I can’t remember what I was looking for, but that soon became irrelevant when I found a brown leather portfolio with some folders in it with my father’s handwriting on it. I recognized it, but didn’t know what it contained. Since my father’s death 7 years ago I have developed a deep infatuation, possibly even obsession, with anything he wrote. I figured the portfolio contained a journal or some other documents of his, so I pulled it out.
Now completely distracted by my father’s portfolio I repacked the Tupperware hastily and clamored out of the basement and back up to my room. This time instead of sitting on my floor I brushed old receipts, medical bills and my journal off my desk to make room for the portfolio.
The portfolio contained an old black three-ring binder and a few folders. The binder was neatly organized with plastic color tabs denoting different sections. The section titles were in blue ink in what appeared to be my father’s handwriting. The labels read: “Application” in yellow, “INS” in orange, “Letters” in blue…etc.

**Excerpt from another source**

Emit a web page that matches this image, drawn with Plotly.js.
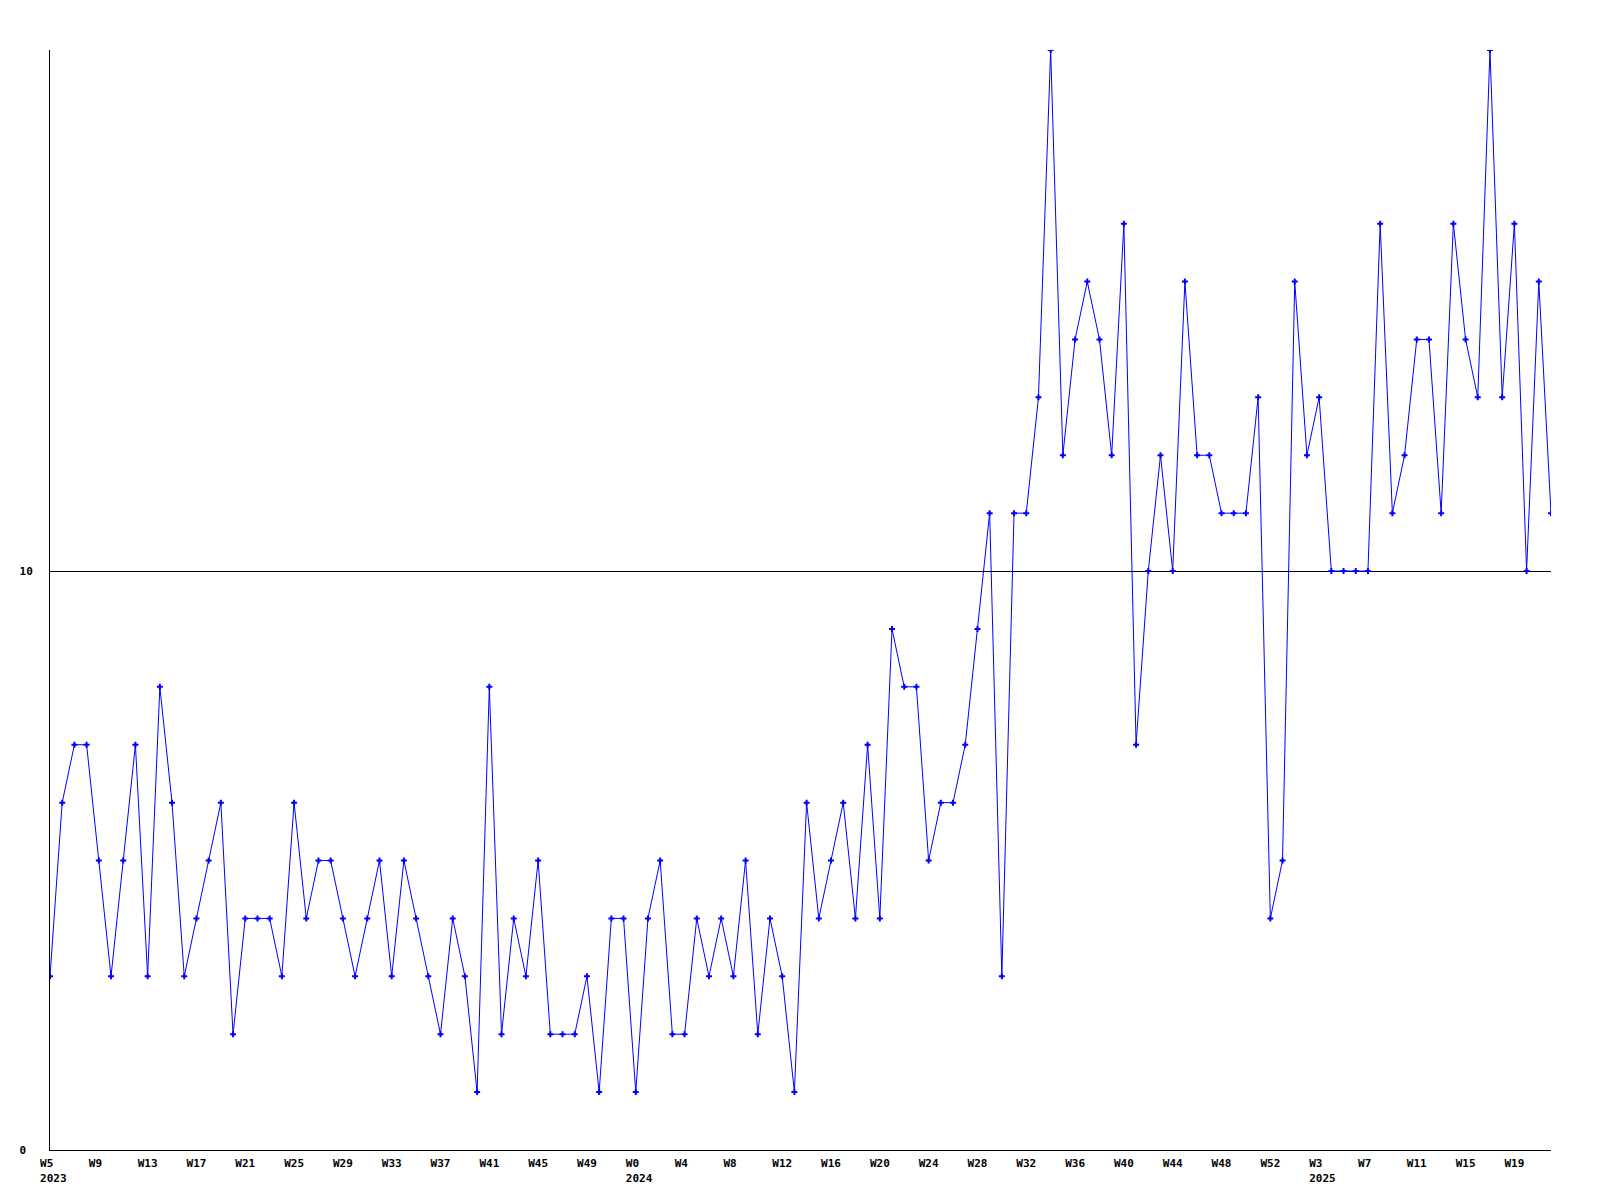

Application for what? I thought. I flipped the binder open and realized INS stood for Immigration and Naturalization Services. Turned out this wasn’t my dad’s journal this was my adoption binder.
“Are you serious?” I thought, my parents organized everything into a binder? I wasn’t angry just impressed. I began reading through the seemingly endless paperwork they filled out just to “get” me. They worked through two agencies for over three years. Meaning they first conceived the idea of adoption a child before I was even conceived! They endured home studies, got letters of recommendation, had their finances audited and were judged to see whether or not they were “fit” parents.

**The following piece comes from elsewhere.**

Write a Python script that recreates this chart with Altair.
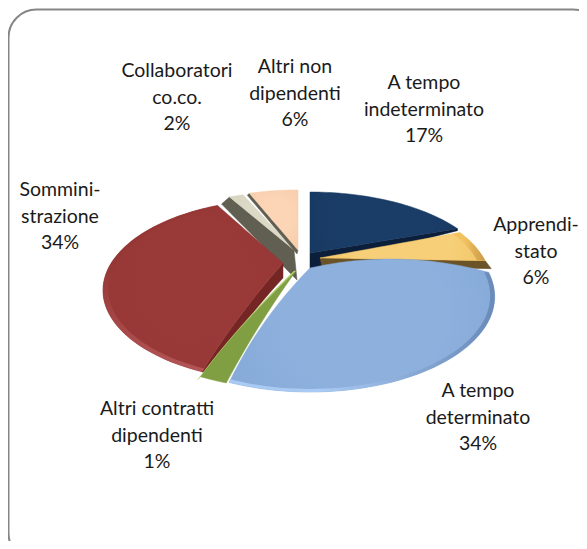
import math
import altair as alt
import pandas as pd

names = ["A tempo indeterminato", "Apprendistato", "A tempo determinato",
         "Altri contratti dipendenti", "Somministrazione",
         "Collaboratori co.co.", "Altri non dipendenti"]
values = [17, 6, 34, 1, 34, 2, 6]
top_stops = [
    ["#1a3d68", "#17375e", "#122f52"],
    ["#f6cf78", "#f2c261", "#e3b055"],
    ["#8db0dd", "#84a8d6", "#7f9fcc"],
    ["#7f9f42", "#7f9f42", "#7a9a40"],
    ["#9a3a38", "#953735", "#983a39"],
    ["#dcd9c6", "#d6d3bf", "#cfccb6"],
    ["#fbd5b5", "#f7cdab", "#f4c7a2"],
]
side_colors = ["#0b1f3a", "#6b5328", "#4f6c95", "#b5d36a", "#752624", "#615f52", "#615f52"]
# lit rim along the outer arc: colours at the two ends of a gradient, width share, direction
rim_from = [None, "#f2c261", "#a9caf3", None, "#953735", None, None]
rim_to = [None, "#c9994a", "#6a8bb8", None, "#b35456", None, None]
rim_share = [0, 0.05, 0.025, 0, 0.03, 0, 0]
rim_vertical = [False, False, False, False, True, False, False]
# slice geometry
apex_x = [310, 320, 310, 296, 283, 294, 298]
apex_y = [253, 258, 268, 271, 263, 250, 250]
size_x = [0.97, 0.92, 0.99, 1.00, 0.965, 0.95, 0.95]
size_y = [0.955, 1.0, 1.046, 1.00, 1.0, 0.92, 0.94]
trim_start = [0, 9, 10, -9, -9, 0, 0]
trim_end = [9, 9, -6, -6, 0, -1, 0]
# side strips: which edge (0 start, 1 end), offset at the apex and at the tip
side_edge = [1, 1, None, 1, 0, 0, 0]
side_apex = [(0, 16), (2, 9), None, (-2, 0), (0, 15), (3, 30), (-1, 4)]
side_tip = [(0, 2), (6, 8), None, (-3, 3), (7, 3), (-8, 7), (-2, 2)]
# curved edges (bulge in pixels at the middle of each edge)
bow_start = [(0, 0), (0, 0), (0, -11), (-2, -1), (-2, -2), (0, 0), (0, 0)]
bow_end = [(0, 0), (0, 0), (-5, -3), (-3, -1), (0, 0), (0, 0), (0, 0)]
draw_order = [5, 6, 0, 1, 4, 3, 2]

label_lines = [
    ["A tempo", "indeterminato", "17%"],
    ["Apprendi-", "stato", "6%"],
    ["A tempo", "determinato", "34%"],
    ["Altri contratti", "dipendenti", "1%"],
    ["Sommini-", "strazione", "34%"],
    ["Collaboratori", "co.co.", "2%"],
    ["Altri non", "dipendenti", "6%"],
]
label_x = [424, 536, 478, 157, 60, 177, 295]
label_y = [83, 225, 391, 409, 190, 71, 67]
line_gap = 26.5

W, H = 571, 533
RX, RY, K = 178, 83, 0.30


def project(ang, sx, sy):
    u, v = math.sin(ang), math.cos(ang)
    d = 1 + K * v
    return RX * sx * u / d, -RY * sy * v / d


def angles(i):
    total = sum(values)
    start = sum(values[:i]) / total * 360 + trim_start[i]
    end = sum(values[:i + 1]) / total * 360 + trim_end[i]
    return math.radians(start), math.radians(end)


def edge_points(ax, ay, tx, ty, bow, m=12):
    return [(ax + (tx - ax) * t + bow[0] * 4 * t * (1 - t),
             ay + (ty - ay) * t + bow[1] * 4 * t * (1 - t))
            for t in [k / m for k in range(m + 1)]]


def frame_of(pts):
    return pd.DataFrame({"x": [p[0] for p in pts], "y": [p[1] for p in pts],
                         "o": list(range(len(pts)))})


def arc_ends(i, scale=1.0):
    start, end = angles(i)
    n = max(int((end - start) / 0.03), 3)
    arc = []
    for j in range(n + 1):
        a = start + (end - start) * j / n
        px, py = project(a, size_x[i] * scale, size_y[i] * scale)
        arc.append((apex_x[i] + px, apex_y[i] + py))
    return arc


def wedge(i):
    arc = arc_ends(i)
    ax, ay = apex_x[i], apex_y[i]
    first = edge_points(ax, ay, arc[0][0], arc[0][1], bow_start[i])
    last = edge_points(ax, ay, arc[-1][0], arc[-1][1], bow_end[i])
    return frame_of(first + arc[1:] + last[::-1][1:])


def rim(i):
    outer = arc_ends(i)
    inner = arc_ends(i, 1 - rim_share[i])
    return frame_of(outer + inner[::-1] + [outer[0]])


def strip(i):
    arc = arc_ends(i)
    e = side_edge[i]
    tip = arc[-1] if e else arc[0]
    bow = bow_end[i] if e else bow_start[i]
    ax, ay = apex_x[i], apex_y[i]
    a_o, t_o = side_apex[i], side_tip[i]
    upper = edge_points(ax, ay, tip[0], tip[1], bow)
    lower = edge_points(ax + a_o[0], ay + a_o[1], tip[0] + t_o[0], tip[1] + t_o[1], bow)
    return frame_of(upper + lower[::-1] + [upper[0]])


xs = alt.Scale(domain=[8, 8 + W], range=[0, W], nice=False, zero=False)
ys = alt.Scale(domain=[8, 8 + H], range=[0, H], nice=False, zero=False)
X = alt.X("x:Q", scale=xs, axis=None)
Y = alt.Y("y:Q", scale=ys, axis=None)

layers = []
frame = alt.Chart(pd.DataFrame({"a": [0]})).mark_rect(
    fill="white", stroke="#868686", strokeWidth=2, cornerRadius=28
).encode(x=alt.value(0.5), x2=alt.value(W + 22), y=alt.value(1.5), y2=alt.value(H + 20))
layers.append(frame)

for i in draw_order:
    if side_edge[i] is not None:
        layers.append(alt.Chart(strip(i)).mark_line(
            fill=side_colors[i], stroke=side_colors[i], strokeWidth=0.5, interpolate="linear"
        ).encode(x=X, y=Y, order="o:Q"))
    s = top_stops[i]
    grad = alt.RadialGradient(
        gradient="radial", x1=0.5, y1=0.45, r1=0.3, x2=0.5, y2=0.45, r2=0.75,
        stops=[alt.GradientStop(color=s[0], offset=0),
               alt.GradientStop(color=s[1], offset=0.75),
               alt.GradientStop(color=s[2], offset=1)])
    layers.append(alt.Chart(wedge(i)).mark_line(
        fill=grad, stroke=s[1], strokeWidth=0.5, interpolate="linear"
    ).encode(x=X, y=Y, order="o:Q"))
    if rim_from[i]:
        rim_grad = alt.LinearGradient(
            gradient="linear", x1=0, y1=0,
            x2=0 if rim_vertical[i] else 1, y2=1 if rim_vertical[i] else 0,
            stops=[alt.GradientStop(color=rim_from[i], offset=0.35),
                   alt.GradientStop(color=rim_to[i], offset=1)])
        layers.append(alt.Chart(rim(i)).mark_line(
            fill=rim_grad, strokeWidth=0, interpolate="linear"
        ).encode(x=X, y=Y, order="o:Q"))

rows = []
for i, lines in enumerate(label_lines):
    for j, t in enumerate(lines):
        rows.append({"x": label_x[i], "y": label_y[i] + j * line_gap, "t": t})
text = alt.Chart(pd.DataFrame(rows)).mark_text(
    font="Lato", fontSize=19.5, color="#1a1a1a", align="center", baseline="middle"
).encode(x=X, y=Y, text="t:N")
layers.append(text)

chart = alt.layer(*layers).properties(
    width=W, height=H, padding=0, autosize=alt.AutoSizeParams(type="none"),
    background="white"
).configure_view(stroke=None)

chart.save("out.html", embed_options={"renderer": "svg", "actions": False})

They had to submit a “Letter of Motivation” outlining why they believed adoption was important and why they had decided to adopt. They had to prove they were going to be able to provide medical care to the child they adopted and that they were both healthy. Additionally, they each had to write a multi-page “Social History for International Adoption” which, from what I can gather, is a three page autobiography aimed at demonstrating to an adoption agency that they were “legitimate” parents.
This list goes on…and on.
As you might’ve expected I found in this file what had been missing from the last. I found the full – mouse-free – “CHILD STUDY REPORT”. I must admit, out-rightly, that as excited as I was to see the three pages that hadn’t been eaten away by mice I knew, after 10 years of wondering, that this document would do little to appease my curiosity.

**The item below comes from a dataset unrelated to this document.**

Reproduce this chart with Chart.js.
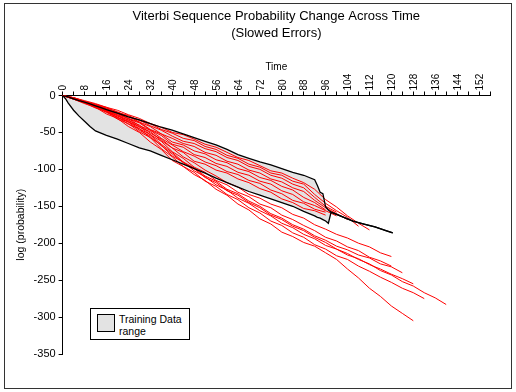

The mouse-free documents didn’t contain any additional information of interest. I’ll admit I was a little disappointed, but was glad to have found an entirely new set of old papers to sort through. This binder would inevitably lead to disappointment. I ignored it and armed with a box of tissues, for the dust and the tears, and an unemployed afternoon I plunged headlong into the binder.
For the next few hours I read through the paperwork my parents filled out. Incredibly bored at times and touched at others by their sincerity and genuine dedication to do what they thought was the “right” choice, to adopt. I was mesmerized that they had worked for so long, three years, just to adopt a child they knew nothing about until a few months before my father picked me up from India.
I didn’t get through the entire binder. There were too many packets of paperwork, many duplicates in fact. I resorted to reading just the stuff my parents or the orphanage had written. When I was done I closed the binder, with all of its contents, and put it under my desk.
I felt relieved in a way. These findings lay to rest some of my curiosities, even if I hadn’t found some of the answers to my questions I now knew those answers no longer existed. Or at least they weren’t within my reach. I was glad in a way that this searching process was over and that I would have to be happy with what information I had.